Results of the Bioenergy Uptake

The results of these initiatives have been impressive in both regions. California's established program has already led to significant infrastructure development, with facilities like the Rialto Bioenergy Facility—the largest landfill-diverted organic waste digester in North America. This single facility reduces carbon dioxide emissions by approximately 220,000 metric tons annually, equivalent to taking 50,000 cars off the road.

New Zealand's bioenergy sector, while earlier in its development, is showing promising growth. Currently, about 9% of New Zealand's energy comes from bioenergy, with potential to more than triple to 27% by 2050. This growth could reduce greenhouse gas emissions by 15% compared to 2017 levels.

Particularly exciting is the emergence of New Zealand's first renewable gas initiatives. Companies like Ecogas and Nova Energy have recently partnered to bring renewable gas to the New Zealand market, and Ecogas is building a new Christchurch Organics Processing Facility.

The 4/40/40 Bioenergy Vision for New Zealand

While California's approach has been driven primarily by environmental regulations, New Zealand has an opportunity to lead with an ambitious vision that addresses multiple challenges simultaneously. This is where the recently proposed "4/40/40 Bioenergy Policy" offers a compelling framework for the country's bioenergy future.
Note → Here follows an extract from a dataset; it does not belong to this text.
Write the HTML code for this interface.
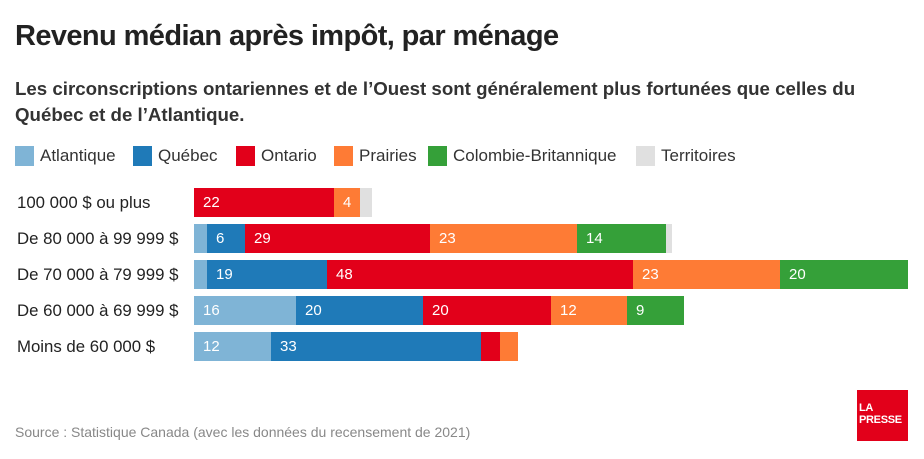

This bold initiative aims to establish strategic Bioenergy Resource Recovery Plants (BRRPs) across New Zealand, with three numeric targets that underscore its transformative potential:

  • 4,000 MW of clean energy from organic waste conversion

  • $40 billion in foreign direct investment into the water and waste sectors

  • 40,000 new green jobs created throughout the bioenergy value chain

The economic implications are substantial, especially considering New Zealand's current challenges:

  1. A potential carbon credit shortfall of 99-114 MtCO2e

  2. Treasury estimates of up to $23.9 billion in costs to taxpayers for carbon offsetting

  3. Significant infrastructure upgrade costs for aging wastewater treatment facilities

  4. Ongoing concerns about productive farmland being converted to forestry for carbon offsetting

Unlike California's primarily regulatory approach, New Zealand's vision integrates economic development, environmental protection, and social benefits into a cohesive strategy. The expected outcomes span multiple dimensions:

Economic Benefits:

  1. Enhanced energy security through domestically produced bioenergy

  2. Reduced infrastructure costs leveraged through free trade agreements

  3. Strengthened primary sector value chains

  4. A clear pathway for addressing water sector investment shortfalls

Environmental Gains:

  • Improved water quality from better waste management

  • Significant methane emission reductions

  • Preservation of natural capital

  • Protection of productive farmland from conversion to carbon forestry

Social Advantages:

  1. Lower costs for ratepayers through more efficient waste management

  2. Improved public health outcomes

  3. Enhanced local infrastructure

  4. Regional development opportunities, particularly in rural areas

Looking Forward

As I observe these parallel developments between California and New Zealand, we're struck by how different approaches can achieve similar outcomes when guided by common goals of sustainability and economic opportunity. While California has proven the effectiveness of regulatory drivers, New Zealand's more integrated approach through initiatives like our 4/40/40 policy framework may offer advantages by explicitly linking environmental benefits with economic development and infrastructure improvement.

For those of us in New Zealand, the California experience offers valuable lessons, while our own emerging bioenergy strategy may provide a more holistic model that other regions could learn from. The bioenergy revolution is happening globally, with each region finding its own way forward. What matters most isn't the specific regulatory framework but the commitment to transforming waste challenges into energy and economic opportunities.